In short: do what you want. Almost any time she starts an argument, it’s because she’s not feeling loved enough – do NOT try and engage this stuff logically. Read “David Deida – Way of the Superior Man”. Have boundaries. Show her those boundaries. Mark them out. Make sure you mark your territory in every corner of her bedroom, 3.5 times a month (just checking you’re paying attention).

Finally, acceptance

The final piece of the puzzle: if your girlfriend beds another guy, you haven’t changed as a person. You’re still the person you were the day before. To the best of my knowledge, my g/f has never cheated on me – but I’m open to the possibility that some day she’ll sleep with another guy. I accept that. She’s human. It happens. It doesn’t affect my value in the slightest.

Were I to sleep with another girl (and I haven’t and won’t), that hasn’t changed my g/f in the least. I’ve slept with a number of married women, engaged women, women with boyfriends.
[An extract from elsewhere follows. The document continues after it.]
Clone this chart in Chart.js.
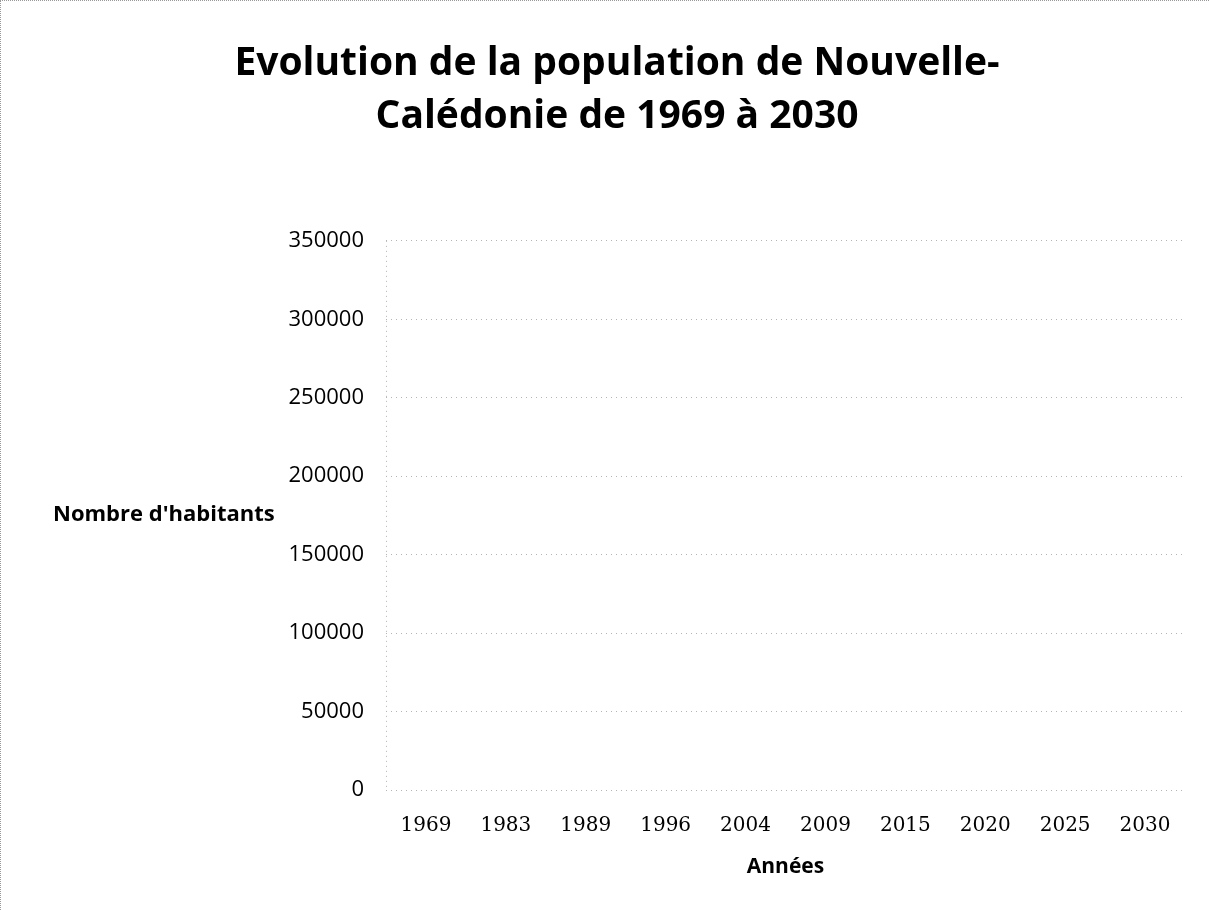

None of them loved their other halves any less after I slept with them. It didn’t mean anything.

What’s more: getting jealous about it doesn’t help in the slightest. It’s entirely negative. The only thing I can do if I think she’s cheating on me, if I’m getting jealous, is try and be the best boyfriend I can be. Try and be the best option that’s on offer. And utter acceptance of this is the only way forward.

She knows I have options. I’d never tell her that, never rub it in her face, but she knows I have female friends who’d jump at the chance to be with me. She knows I’m an attractive guy who other women want to be with. I make an effort to be that attractive guy still. This stops there being a weird power imbalance in the relationship – something that’s really important.